В ужасной тоске я бродил по корабельному помосту, и мысли мои непрестанно возвращались к Вергилиану. Он стоял как живой перед моими глазами. Опущенная скорбно голова в красивых черных завитках, бессильно свесившаяся до самого пола рука…

VII

Наш корабль должен был пойти в соседнюю Лаодикею, чтобы взять там другие товары, и мы незамедлительно прибыли в этот город. Опираясь о перила корабля, я с любопытством смотрел на нагроможденные передо мною здания. Как известно, этот портовый город не пожелал стать на сторону Песцения Нигера, с которым боролся Септимий Север, и победоносный император всячески потом отличал лаодикейцев, осыпал их милостями, восстановил разрушенные Нигером храмы, вымостил улицы мраморными плитами и построил великолепные термы. За городом виднелись холмы, покрытые тучными виноградниками. Феодорит, хозяин корабля, на который я взошел, уже успел сообщить мне, что вино с этих виноградников вывозят в огромных амфорах в Александрию и даже в Индию. Лаодикея славится вином и храмами, в которых сохранились таинственные сирийские культуры; по словам Феодорита, богослужения в них совершаются даже с человеческими жертвоприношениями. Город переименовали в Юлию, но все называют его старым именем, и по внешнему виду он мало отличается от тех портов, что мне приходилось видеть раньше: те же набережные с железными кольцами, укрепленными в каменных причалах, чтобы привязывать корабли, кабачки на вонючих улицах, разноязычная толпа, а на воде дынные корки и куски дерева.

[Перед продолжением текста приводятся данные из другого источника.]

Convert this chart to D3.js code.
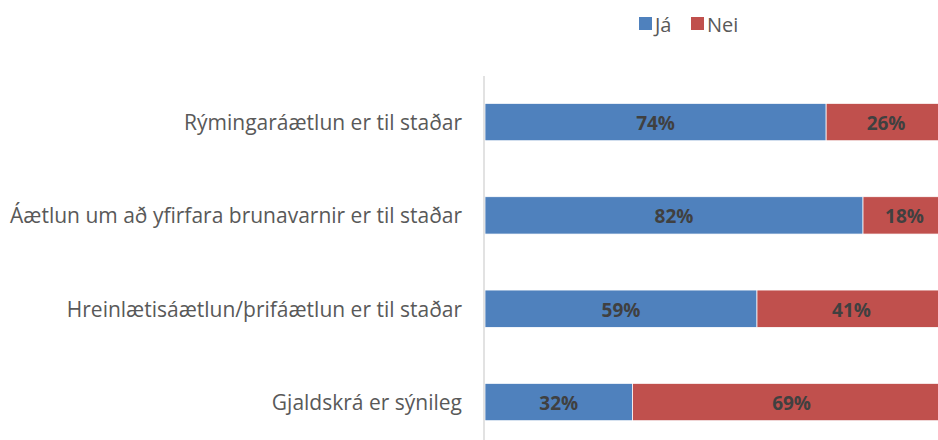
<!DOCTYPE html>
<html>
<head>
<meta charset="utf-8">
<script src="https://cdn.jsdelivr.net/npm/d3@7"></script>
<style>
  body { margin: 0; background: #fff; }
  text { font-family: "Open Sans", sans-serif; }
</style>
</head>
<body>
<script>
const w = 938;
const h = 440;

const categories = [
  'Rýmingaráætlun er til staðar',
  'Áætlun um að yfirfara brunavarnir er til staðar',
  'Hreinlætisáætlun/þrifáætlun er til staðar',
  'Gjaldskrá er sýnileg'
];
const seriesNames = ['Já', 'Nei'];
const jaValues = [74, 82, 59, 32];
const neiValues = [26, 18, 41, 69];
const colors = ['#4F81BD', '#C0504D'];

const rows = categories.map((c, i) => ({ cat: c, 'Já': jaValues[i], 'Nei': neiValues[i] }));
const stacked = d3.stack().keys(seriesNames)(rows);

const svg = d3.select('body')
  .append('svg')
  .attr('width', w)
  .attr('height', h);

const x = d3.scaleLinear().domain([0, 100]).range([485, 946]);
const y = d3.scaleBand().domain(categories).range([75.4, 448.7]).paddingInner(0.6).paddingOuter(0.3);

// bars
stacked.forEach((s, si) => {
  svg.append('g')
    .selectAll('rect')
    .data(s)
    .enter()
    .append('rect')
    .attr('x', d => x(d[0]))
    .attr('y', d => y(d.data.cat))
    .attr('width', d => x(d[1]) - x(d[0]))
    .attr('height', y.bandwidth())
    .attr('fill', colors[si])
    .attr('stroke', '#fff')
    .attr('stroke-width', 0.75);

  svg.append('g')
    .selectAll('text')
    .data(s)
    .enter()
    .append('text')
    .text(d => (d[1] - d[0]) + '%')
    .attr('x', d => (x(d[0]) + Math.min(x(d[1]), w + 40)) / 2)
    .attr('y', d => y(d.data.cat) + y.bandwidth() / 2 + 1)
    .attr('text-anchor', 'middle')
    .attr('dominant-baseline', 'central')
    .style('font-size', '19px')
    .style('font-weight', 'bold')
    .style('fill', '#404040');
});

// vertical axis line
svg.append('line')
  .attr('x1', 484).attr('x2', 484)
  .attr('y1', 76).attr('y2', 448)
  .attr('stroke', '#D9D9D9')
  .attr('stroke-width', 1.5);

// category labels
svg.append('g')
  .selectAll('text')
  .data(categories)
  .enter()
  .append('text')
  .text(d => d)
  .attr('x', 462)
  .attr('y', d => y(d) + y.bandwidth() / 2)
  .attr('text-anchor', 'end')
  .attr('dominant-baseline', 'central')
  .style('font-size', '21px')
  .style('fill', '#595959');

// legend
const legendX = [639, 691];
const legend = svg.append('g');
seriesNames.forEach((name, i) => {
  legend.append('rect')
    .attr('x', legendX[i]).attr('y', 17)
    .attr('width', 13).attr('height', 13)
    .attr('fill', colors[i]);
  legend.append('text')
    .text(name)
    .attr('x', legendX[i] + 16)
    .attr('y', 24)
    .attr('dominant-baseline', 'central')
    .style('font-size', '20px')
    .style('fill', '#595959');
});
</script>
</body>
</html>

Невдалеке разгружались два длинных военных корабля, и я отправился посмотреть, что там происходит. Воины выносили на берег охапки оружия, тюки солдатских плащей, выкатывали на песчаный берег военные повозки. Судя по вооружению и красивым шлемам с гребнями, это была какая-то конная центурия. В воздухе стояла грубая солдатская ругань, и клятвы богам мешались с самыми непотребными словами. На галерах позвякивали цепи прикованных к скамьям гребцов. Они отдыхали после мучительного перехода. Заглянув в бортовое отверстие, я увидел, что некоторые из них лежали и даже смотрели на берег, а другие равнодушно отвернулись от всего на свете. Я разглядывал и воинов. Мне показалось, что одного из них я где-то видел. Это был молодой человек высокого роста, с белокурой бородкой. Он сидел на тюке, опустив руку между колен. Удалось завязать с ним разговор.